Wellsboro has a town band – The Almost-World Famous Wellsboro Town Band - someone said that having a town band was “sweet” and it is. One of the nice things about this band is that virtually anyone can join and play. Even a clarinet player who only played in 4th grade for one year and when our military family was transferred, the clarinet was not, so clarinet was no longer part of my life.

Until a friend in Colorado asked me if I wanted to join the New Horizons Band – I said I could not play – he said they would teach me and he would lend me his older clarinet. So, at age 60 or so, I became a clarinet player. And loved it! The first day, the band instructor – a very famous band instructor - taught me how to play middle “C” and middle “G” – he said the next time I came he would teach me a few more notes. Over two years, I practiced and played and learned and got better until I moved from Bronze Band to Silver and was invited into the night band. I vowed nothing would come between me and my clarinet (which by this time was a wood Buffet b flat clarinet). But, something did come between us. Seminary. I just could not practice and go to this demanding school full time. So, once again, the clarinet playing was gone from my life. But this time, my clarinet remaind part of my life and rode in my car (front seat) with me from Colorado to Pennsylvania.

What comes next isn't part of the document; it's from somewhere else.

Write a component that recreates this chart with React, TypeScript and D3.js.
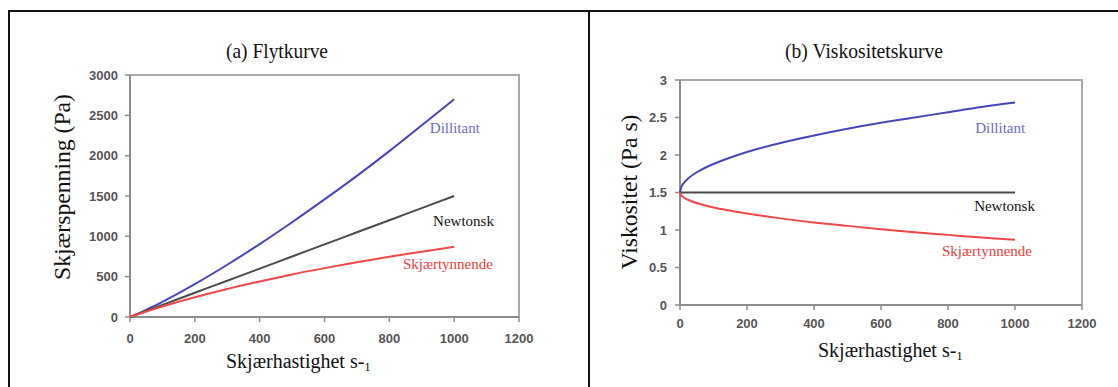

In my playing history, cut time with accompanying eighths and sixteenths are somewhat beyond my level of expertise. Until I played in the Mansfield Field 4th of July parade last year (with the Rinky Dink Band) I had never played with music on a lyre. I had never played standing up. Our music in Colorado was more orchestral than march, frequently fast, but rarely calling on my inexperience for playing. When we needed a tremendous clarinet player, we had the band leader’s wife (their son plays first clarinet in NY Symphony Orchestra).

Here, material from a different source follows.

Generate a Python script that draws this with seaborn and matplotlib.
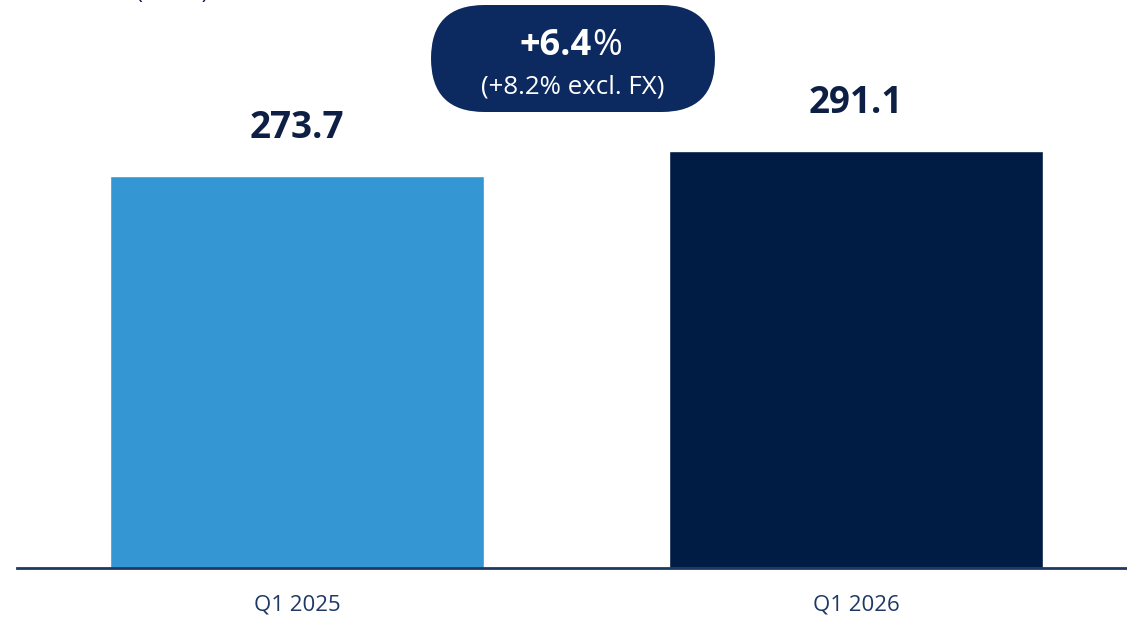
import matplotlib
matplotlib.use("Agg")
import matplotlib.pyplot as plt
import seaborn as sns
import pandas as pd
from matplotlib.patches import FancyBboxPatch

quarters = ["Q1 2025", "Q1 2026"]
values = [273.7, 291.1]
bar_colors = ["#3496D3", "#001B44"]
change_main = "+6.4"
change_sub = "(+8.2% excl. FX)"
unit_label = "Net sales (SEKm)"

navy = "#0E1F45"

sns.set_style("white")
plt.rcParams["font.family"] = ["Open Sans", "DejaVu Sans"]

df = pd.DataFrame({"quarter": quarters, "value": values})

fig = plt.figure(figsize=(11.27, 6.19), dpi=100)
ax = fig.add_axes([17 / 1127, 51 / 619, 1 - 17 / 1127, 1 - 51 / 619])

sns.barplot(data=df, x="quarter", y="value", hue="quarter", palette=bar_colors,
            width=0.669, legend=False, ax=ax, saturation=1)

ax.set_ylim(0, 396.5)
ax.set_xlim(-0.501, 1.485)
for s in ["top", "right", "left"]:
    ax.spines[s].set_visible(False)
ax.spines["bottom"].set_color("#1F3864")
ax.spines["bottom"].set_linewidth(2)
ax.set_yticks([])
ax.set_xlabel("")
ax.set_ylabel("")
ax.tick_params(axis="x", length=0, pad=19, labelsize=16, labelcolor="#1F3864")

for i, v in enumerate(values):
    ax.annotate(f"{v:.1f}", (i, v), xytext=(0, 21), textcoords="offset points",
                ha="center", va="bottom", fontsize=26.5, fontweight="bold", color=navy)

# growth badge
badge = FancyBboxPatch((4.31, 5.07), 2.84, 1.07,
                       boxstyle="round,pad=0,rounding_size=0.535",
                       transform=fig.dpi_scale_trans, facecolor="#0C2A5F",
                       edgecolor="none")
fig.patches.append(badge)
fig.text(5.92, 5.64, change_main, transform=fig.dpi_scale_trans, ha="right",
         va="baseline", fontsize=26, fontweight="bold", color="white")
fig.text(5.92, 5.64, "%", transform=fig.dpi_scale_trans, ha="left",
         va="baseline", fontsize=26, color="white")
fig.text(5.73, 5.25, change_sub, transform=fig.dpi_scale_trans, ha="center",
         va="baseline", fontsize=18.6, color="white")

# unit label, cut off at the top edge as in the source slide
fig.text(0.36, 6.20, unit_label, transform=fig.dpi_scale_trans, ha="left",
         va="baseline", fontsize=16, color=navy)

fig.savefig("out.png", dpi=100)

The music in the Wellsboro Town Band is beyond me. However, I learned something from a friend who rides her bike all over Colorado Springs. When she first started riding she joined a bike ride and going up a hill had to stop and walk. She told the leader of the ride that she could not make it up the hill – he said “keep riding.” Good advice. I will keep practicing – by next year, I will be better.

If asked why I bother with this difficult instrument, I would have to give this answer: Christmas Eve four years ago, the musician for the church I served did not show up for our morning worship. Plain quit. Without telling anyone. Having an evening service planned, I spent the day listening to Christmas music and downloading what appeared to be singable carols from iTunes. What a church musician adds that iTunes does not is keepping tempo with the congregation: the congregation could listen, but not sing with the music I downloaded.

That one event taught me that modern churches need music. In a pinch, I play the clarinet so at least we have a melody to follow. I expect that God does not care too much about our music. I can’t say the same for our members. Unless each hymn is one they have sung all of their lives, they cannot/will not sing without accompaniment. In the emerging church movement, music is newer with the musical message tweaked to fit our modern culture. In church we do the familiar, but I add the new, and play it often enough so that it becomes part of the culture of this “emerging” congregation.

There is another reason that I keep playing this challenging instrument: I love playing!